Banamine, also referred to as Fluxixin Meglumine, is a fever reducer, pain killer and anti-inflammatory medication. It is also used to manage goat joint pain and soreness associated with animal bites and other injuries. Banamine is often acquired through prescription and is in the form of injections. The recommended dosage is 1cc per 4.5kg weight. The milk withdrawal period is 72 hours. Be aware that Banamine should not be used more than 3 times. It is advisable to administer this type of goat pain medication once in 36 hours. An overdose of Banamine can cause permanent damage to the kidney and liver. It can also result in stomach ulcers and death. As such, farmers to be very cautious when administering Banamine to goats.
Dexamethozone is used to induce labour and stimulate lung as well as system development. It is also regarded as an anti-inflammatory and a pain reliever. It is used for swelling and inflammation once infection is under control. The suggested dosage for goats is 1cc per 9kg or 1 to 2.5ml per animal (9kg). Dexamethozone requires milk withdrawal period of 3 days; meat withdrawal time can be up to 8 days. This type of goat pain medication is usually accessed with a prescription which is advisable. If used for more than 24 hours, it must be administered with an antibiotic or immune stimulating herbs. This is because it suppresses the body’s natural immunity while being used, thus leaving the animal open to infection. The side effects of Dexamethozone include polydipsia, poly-uraemia, immunosuppression, muscle atrophy, delayed wound healing, influences fat metabolism. Note that Dexamethozone goat pain medication should not be administered to animals with diabetes mellitus, osteoporosis, an impaired heart or kidney function.

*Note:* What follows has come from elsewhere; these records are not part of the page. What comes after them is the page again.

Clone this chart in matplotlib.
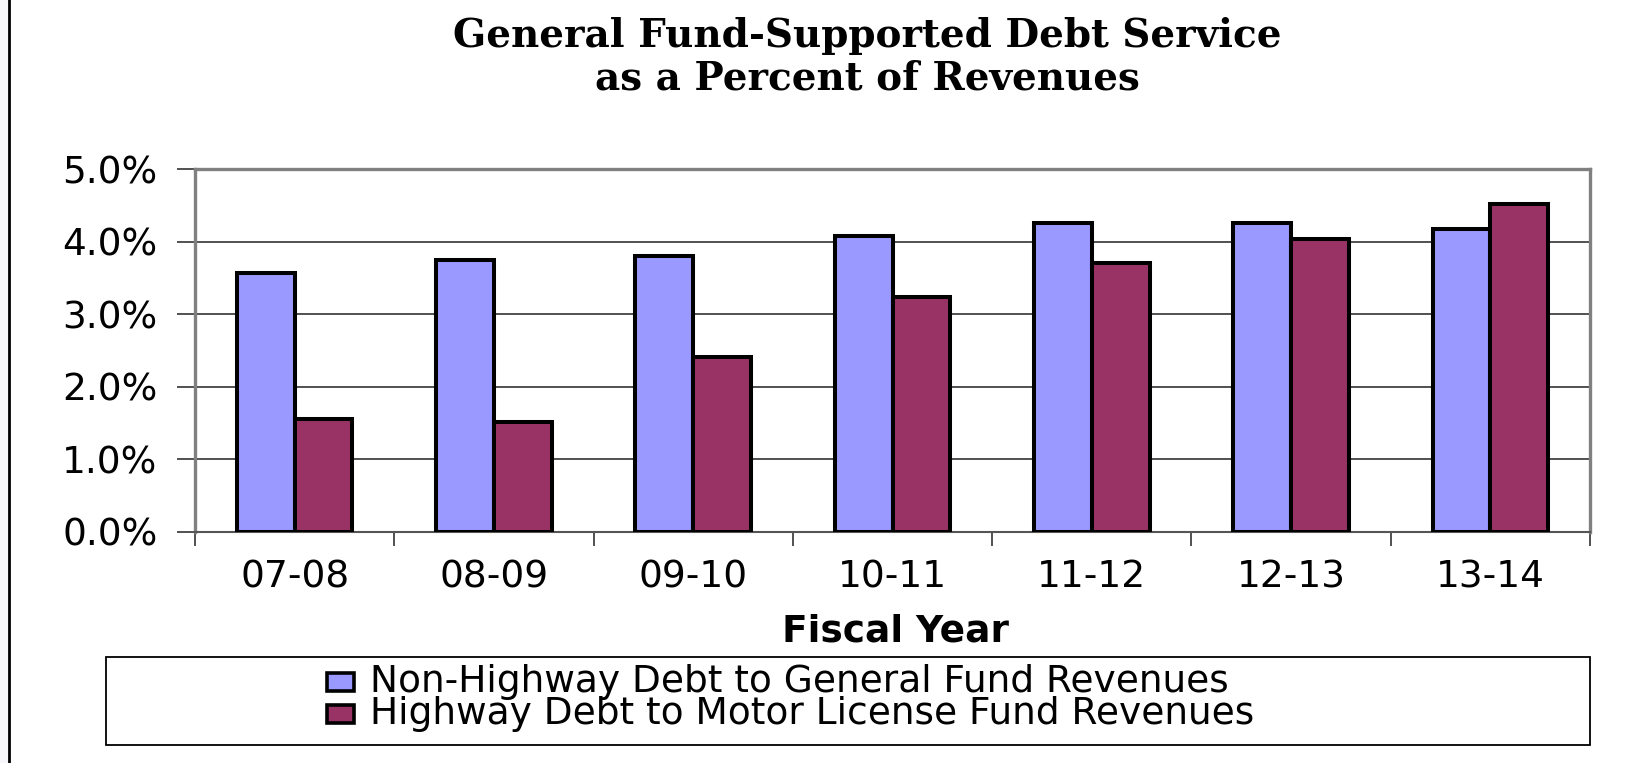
import matplotlib
matplotlib.use("Agg")
import matplotlib.pyplot as plt
import numpy as np
from matplotlib.patches import Rectangle
from matplotlib.ticker import FuncFormatter

categories = ["07-08", "08-09", "09-10", "10-11", "11-12", "12-13", "13-14"]
non_highway = [3.57, 3.75, 3.80, 4.08, 4.26, 4.26, 4.17]
highway = [1.56, 1.51, 2.41, 3.23, 3.71, 4.04, 4.52]
series_names = ["Non-Highway Debt to General Fund Revenues",
                "Highway Debt to Motor License Fund Revenues"]
colors = ["#9999FF", "#993366"]
title_lines = ["General Fund-Supported Debt Service", "as a Percent of Revenues"]
yticks = [0, 1, 2, 3, 4, 5]

W, H = 1648, 763
fig = plt.figure(figsize=(W / 100, H / 100), dpi=100)
fig.patch.set_facecolor("#f7f7fa")

def fx(px):
    return px / W

def fy(py):
    return 1 - py / H

SANS = "DejaVu Sans"

# outer white chart area with black frame
bg = Rectangle((fx(9), fy(H + 20)), fx(W + 40), (H + 28) / H,
               transform=fig.transFigure, facecolor="white",
               edgecolor="black", linewidth=2, zorder=-10)
fig.add_artist(bg)

# axes
left, right, top, bottom = 195, 1590, 169, 531.7
ax = fig.add_axes([fx(left), fy(bottom), fx(right - left), (bottom - top) / H])
ax.set_zorder(5)
ax.set_facecolor("white")
x = np.arange(len(categories))
bw = 0.29
ax.bar(x - bw / 2, non_highway, bw, color=colors[0], edgecolor="black", linewidth=2.9, zorder=3)
ax.bar(x + bw / 2, highway, bw, color=colors[1], edgecolor="black", linewidth=2.9, zorder=3)
ax.set_xlim(-0.5, len(categories) - 0.5)
ax.set_ylim(0, 5)
ax.set_yticks(yticks)
ax.yaxis.set_major_formatter(FuncFormatter(lambda v, p: f"{v:.1f}%"))
for v in yticks[1:-1]:
    ax.axhline(v, color="#222222", linewidth=1.1, zorder=1)

for s in ["top", "right", "left"]:
    ax.spines[s].set_color("#808080")
    ax.spines[s].set_linewidth(2.4)
ax.spines["bottom"].set_color("#555555")
ax.spines["bottom"].set_linewidth(1.5)

ax.set_xticks(x)
ax.set_xticklabels(categories)
ax.set_xticks(np.arange(-0.5, len(categories), 1), minor=True)
ax.tick_params(axis="x", which="major", length=0, pad=20, labelsize=27)
ax.tick_params(axis="x", which="minor", length=10, width=1.2, color="#333333")
ax.tick_params(axis="y", which="major", length=13, width=1.2, color="#333333", pad=14, labelsize=27)
for lab in ax.get_xticklabels() + ax.get_yticklabels():
    lab.set_fontfamily(SANS)

# title
fig.text(fx(867), fy(36), title_lines[0], ha="center", va="center",
         fontfamily="DejaVu Serif", fontweight="bold", fontsize=28)
fig.text(fx(867), fy(79), title_lines[1], ha="center", va="center",
         fontfamily="DejaVu Serif", fontweight="bold", fontsize=28)

# x axis label
fig.text(fx(896), fy(631), "Fiscal Year", ha="center", va="center",
         fontfamily=SANS, fontweight="bold", fontsize=27)

# legend box
fig.add_artist(Rectangle((fx(106), fy(745)), fx(1590 - 106), (745 - 657) / H,
                         transform=fig.transFigure, facecolor="white",
                         edgecolor="black", linewidth=1.3, zorder=1))
rows = [682, 714]
for c, ry in zip(colors, rows):
    fig.add_artist(Rectangle((fx(327), fy(ry + 9)), fx(27), 18 / H,
                             transform=fig.transFigure, facecolor=c,
                             edgecolor="black", linewidth=2.6, zorder=2))
fig.text(fx(370), fy((rows[0] + rows[1]) / 2), "\n".join(series_names),
         ha="left", va="center", fontfamily=SANS, fontsize=27,
         linespacing=0.86, zorder=3)

fig.savefig("out.png", dpi=100, facecolor=fig.get_facecolor())
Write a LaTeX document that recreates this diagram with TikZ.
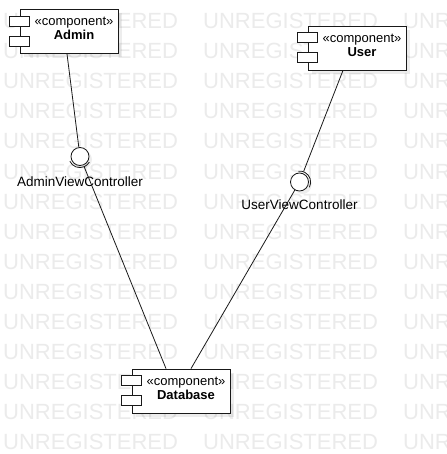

Ketoprofen is a non-steroidal anti-inflammatory that helps reduce swelling and temperature. It also acts as goat pain medication often prescribed by veterinary doctors to relieve pain and discomfort. Ketoprofen is most commonly prescribed for musculoskeletal pain from soft tissue injury, osteoarthritis, or other bone and joint problems. It may be used to reduce or control fever caused by viral or bacterial infections. Ketoprofen may be administered by injection or orally. The recommended dosage is 1mg per 4.5kg of body weight. Onset of activity is within two hours with peak response by 12 hours. Ketoprofen has a milk withdrawal period of 72 hours. Side effects include ulceration of the tract and a drop in the red blood cell count due to bleeding. Rare side-effects include kidney damage, bleeding disorders, and protein loss. Take care not to administer this form of goat pain medication in animals that are allergic to Aspirin. In addition, avoid combining with other anti-inflammatory drugs that tend to cause ulcers, such as corticosteroids. Farmers should be cautious when administering Ketoprofen to goats as it can cause ulcers, protein loss as well as kidney and liver damage. Early signs of toxicity include loss of appetite among other factors.